INSTRUCTIONS FOR THE TASK: Reproduce exactly the lines from the top of the records below through the line holding "const yDoms = [yDomT, yDomT, yDomB, yDomB];".
#### RECORDS PROVIDED
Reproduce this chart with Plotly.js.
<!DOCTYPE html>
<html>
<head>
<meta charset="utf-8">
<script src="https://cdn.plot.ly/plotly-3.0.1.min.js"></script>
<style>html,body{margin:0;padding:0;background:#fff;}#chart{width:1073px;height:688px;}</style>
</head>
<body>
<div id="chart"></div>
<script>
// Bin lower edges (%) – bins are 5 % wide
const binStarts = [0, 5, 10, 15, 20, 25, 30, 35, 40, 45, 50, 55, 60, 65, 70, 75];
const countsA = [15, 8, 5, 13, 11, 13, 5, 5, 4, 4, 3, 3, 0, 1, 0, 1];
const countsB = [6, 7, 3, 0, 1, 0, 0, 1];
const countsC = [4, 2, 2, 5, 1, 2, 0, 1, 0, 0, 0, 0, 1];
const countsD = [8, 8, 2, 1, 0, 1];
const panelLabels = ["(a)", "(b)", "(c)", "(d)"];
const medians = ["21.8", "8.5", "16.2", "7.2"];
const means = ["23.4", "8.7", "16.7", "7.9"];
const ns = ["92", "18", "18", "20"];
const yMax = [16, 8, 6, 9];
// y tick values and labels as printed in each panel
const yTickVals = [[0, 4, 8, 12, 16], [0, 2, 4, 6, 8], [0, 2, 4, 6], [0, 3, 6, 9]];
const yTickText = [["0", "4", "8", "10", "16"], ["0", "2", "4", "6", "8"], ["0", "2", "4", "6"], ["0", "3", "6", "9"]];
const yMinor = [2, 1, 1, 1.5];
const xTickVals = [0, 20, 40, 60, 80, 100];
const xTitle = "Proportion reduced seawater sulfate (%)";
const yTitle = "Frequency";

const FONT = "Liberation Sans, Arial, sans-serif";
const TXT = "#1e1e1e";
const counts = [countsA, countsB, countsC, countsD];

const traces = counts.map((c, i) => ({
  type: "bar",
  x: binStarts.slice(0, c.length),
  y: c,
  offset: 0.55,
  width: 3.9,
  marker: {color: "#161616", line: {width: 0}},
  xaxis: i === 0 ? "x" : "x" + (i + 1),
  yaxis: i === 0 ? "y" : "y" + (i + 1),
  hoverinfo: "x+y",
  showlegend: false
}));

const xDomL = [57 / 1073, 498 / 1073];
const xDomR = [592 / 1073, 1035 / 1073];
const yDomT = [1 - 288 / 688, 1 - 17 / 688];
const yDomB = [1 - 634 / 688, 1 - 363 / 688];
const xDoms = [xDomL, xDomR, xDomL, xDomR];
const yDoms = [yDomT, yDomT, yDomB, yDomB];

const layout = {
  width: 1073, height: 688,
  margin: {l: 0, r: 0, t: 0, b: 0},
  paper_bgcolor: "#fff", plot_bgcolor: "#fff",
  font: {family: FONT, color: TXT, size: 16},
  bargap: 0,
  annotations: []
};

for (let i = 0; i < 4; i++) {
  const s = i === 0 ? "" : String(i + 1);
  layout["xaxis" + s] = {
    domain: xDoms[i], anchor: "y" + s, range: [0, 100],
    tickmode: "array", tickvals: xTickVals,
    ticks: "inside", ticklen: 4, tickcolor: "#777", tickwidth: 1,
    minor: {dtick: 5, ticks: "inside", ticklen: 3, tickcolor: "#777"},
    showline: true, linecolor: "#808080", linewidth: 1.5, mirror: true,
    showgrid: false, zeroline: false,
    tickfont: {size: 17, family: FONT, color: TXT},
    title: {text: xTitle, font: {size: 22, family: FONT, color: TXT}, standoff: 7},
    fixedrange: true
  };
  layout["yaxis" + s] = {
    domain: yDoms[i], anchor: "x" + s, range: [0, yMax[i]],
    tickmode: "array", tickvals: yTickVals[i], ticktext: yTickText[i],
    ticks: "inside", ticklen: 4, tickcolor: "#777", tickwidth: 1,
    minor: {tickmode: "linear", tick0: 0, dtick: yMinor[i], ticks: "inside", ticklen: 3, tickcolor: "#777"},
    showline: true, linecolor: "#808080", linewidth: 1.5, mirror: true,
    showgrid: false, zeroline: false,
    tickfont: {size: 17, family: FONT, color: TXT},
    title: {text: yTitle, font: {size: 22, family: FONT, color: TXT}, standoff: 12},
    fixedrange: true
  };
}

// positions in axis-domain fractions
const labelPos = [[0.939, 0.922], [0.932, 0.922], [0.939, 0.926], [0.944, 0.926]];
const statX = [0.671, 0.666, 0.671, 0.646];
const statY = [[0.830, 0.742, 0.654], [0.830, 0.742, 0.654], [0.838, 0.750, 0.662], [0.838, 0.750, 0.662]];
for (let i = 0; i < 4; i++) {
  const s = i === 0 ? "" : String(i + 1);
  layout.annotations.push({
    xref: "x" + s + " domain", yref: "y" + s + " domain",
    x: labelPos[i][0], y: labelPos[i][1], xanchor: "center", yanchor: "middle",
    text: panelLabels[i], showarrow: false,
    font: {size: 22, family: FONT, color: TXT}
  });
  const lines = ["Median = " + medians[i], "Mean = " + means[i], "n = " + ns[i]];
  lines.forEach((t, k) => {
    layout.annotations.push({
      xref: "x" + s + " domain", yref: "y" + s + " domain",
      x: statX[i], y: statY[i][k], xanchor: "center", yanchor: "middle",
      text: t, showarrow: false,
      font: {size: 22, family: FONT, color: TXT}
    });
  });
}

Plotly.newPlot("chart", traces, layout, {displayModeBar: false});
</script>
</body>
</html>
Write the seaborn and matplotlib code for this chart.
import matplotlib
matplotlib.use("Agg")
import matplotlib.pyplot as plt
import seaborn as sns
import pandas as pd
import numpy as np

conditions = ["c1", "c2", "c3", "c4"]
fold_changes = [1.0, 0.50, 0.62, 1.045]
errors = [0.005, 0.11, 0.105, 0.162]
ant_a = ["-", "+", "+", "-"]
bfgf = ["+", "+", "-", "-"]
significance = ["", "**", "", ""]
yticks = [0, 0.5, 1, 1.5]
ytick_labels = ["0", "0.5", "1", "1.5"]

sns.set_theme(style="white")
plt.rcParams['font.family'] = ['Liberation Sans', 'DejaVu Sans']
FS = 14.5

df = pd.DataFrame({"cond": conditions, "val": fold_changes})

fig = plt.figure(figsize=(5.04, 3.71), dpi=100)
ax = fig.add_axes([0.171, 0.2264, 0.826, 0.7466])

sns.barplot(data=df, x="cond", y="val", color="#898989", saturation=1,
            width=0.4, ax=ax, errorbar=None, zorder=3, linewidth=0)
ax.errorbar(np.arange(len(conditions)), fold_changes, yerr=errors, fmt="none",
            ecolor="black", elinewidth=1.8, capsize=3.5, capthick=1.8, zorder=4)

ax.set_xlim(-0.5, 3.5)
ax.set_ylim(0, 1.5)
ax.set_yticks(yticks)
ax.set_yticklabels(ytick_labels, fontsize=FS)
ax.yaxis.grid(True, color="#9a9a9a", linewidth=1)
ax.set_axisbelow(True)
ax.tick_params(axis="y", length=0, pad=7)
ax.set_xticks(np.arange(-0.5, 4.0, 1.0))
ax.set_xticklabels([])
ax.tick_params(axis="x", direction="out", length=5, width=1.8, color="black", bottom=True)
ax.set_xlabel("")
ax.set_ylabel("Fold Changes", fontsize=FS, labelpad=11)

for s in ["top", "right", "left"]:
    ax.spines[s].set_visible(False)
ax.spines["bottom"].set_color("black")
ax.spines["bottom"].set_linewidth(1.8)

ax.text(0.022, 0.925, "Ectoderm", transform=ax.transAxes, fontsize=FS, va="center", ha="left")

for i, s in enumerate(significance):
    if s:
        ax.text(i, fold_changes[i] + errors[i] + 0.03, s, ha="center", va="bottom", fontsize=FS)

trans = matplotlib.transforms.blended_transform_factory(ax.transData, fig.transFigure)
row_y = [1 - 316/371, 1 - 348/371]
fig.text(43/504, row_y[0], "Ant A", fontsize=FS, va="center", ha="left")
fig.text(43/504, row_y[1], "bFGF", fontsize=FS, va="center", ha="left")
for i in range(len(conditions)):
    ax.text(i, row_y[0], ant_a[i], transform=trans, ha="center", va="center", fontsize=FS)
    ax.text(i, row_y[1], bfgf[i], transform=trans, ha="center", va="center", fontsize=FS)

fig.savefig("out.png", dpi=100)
########
SOLVED PROBLEM:
Reproduce this chart with Plotly.js.
<!DOCTYPE html>
<html>
<head>
<meta charset="utf-8">
<script src="https://cdn.plot.ly/plotly-3.0.1.min.js"></script>
<style>html,body{margin:0;padding:0;background:#fff;}#chart{width:1073px;height:688px;}</style>
</head>
<body>
<div id="chart"></div>
<script>
// Bin lower edges (%) – bins are 5 % wide
const binStarts = [0, 5, 10, 15, 20, 25, 30, 35, 40, 45, 50, 55, 60, 65, 70, 75];
const countsA = [15, 8, 5, 13, 11, 13, 5, 5, 4, 4, 3, 3, 0, 1, 0, 1];
const countsB = [6, 7, 3, 0, 1, 0, 0, 1];
const countsC = [4, 2, 2, 5, 1, 2, 0, 1, 0, 0, 0, 0, 1];
const countsD = [8, 8, 2, 1, 0, 1];
const panelLabels = ["(a)", "(b)", "(c)", "(d)"];
const medians = ["21.8", "8.5", "16.2", "7.2"];
const means = ["23.4", "8.7", "16.7", "7.9"];
const ns = ["92", "18", "18", "20"];
const yMax = [16, 8, 6, 9];
// y tick values and labels as printed in each panel
const yTickVals = [[0, 4, 8, 12, 16], [0, 2, 4, 6, 8], [0, 2, 4, 6], [0, 3, 6, 9]];
const yTickText = [["0", "4", "8", "10", "16"], ["0", "2", "4", "6", "8"], ["0", "2", "4", "6"], ["0", "3", "6", "9"]];
const yMinor = [2, 1, 1, 1.5];
const xTickVals = [0, 20, 40, 60, 80, 100];
const xTitle = "Proportion reduced seawater sulfate (%)";
const yTitle = "Frequency";

const FONT = "Liberation Sans, Arial, sans-serif";
const TXT = "#1e1e1e";
const counts = [countsA, countsB, countsC, countsD];

const traces = counts.map((c, i) => ({
  type: "bar",
  x: binStarts.slice(0, c.length),
  y: c,
  offset: 0.55,
  width: 3.9,
  marker: {color: "#161616", line: {width: 0}},
  xaxis: i === 0 ? "x" : "x" + (i + 1),
  yaxis: i === 0 ? "y" : "y" + (i + 1),
  hoverinfo: "x+y",
  showlegend: false
}));

const xDomL = [57 / 1073, 498 / 1073];
const xDomR = [592 / 1073, 1035 / 1073];
const yDomT = [1 - 288 / 688, 1 - 17 / 688];
const yDomB = [1 - 634 / 688, 1 - 363 / 688];
const xDoms = [xDomL, xDomR, xDomL, xDomR];
const yDoms = [yDomT, yDomT, yDomB, yDomB];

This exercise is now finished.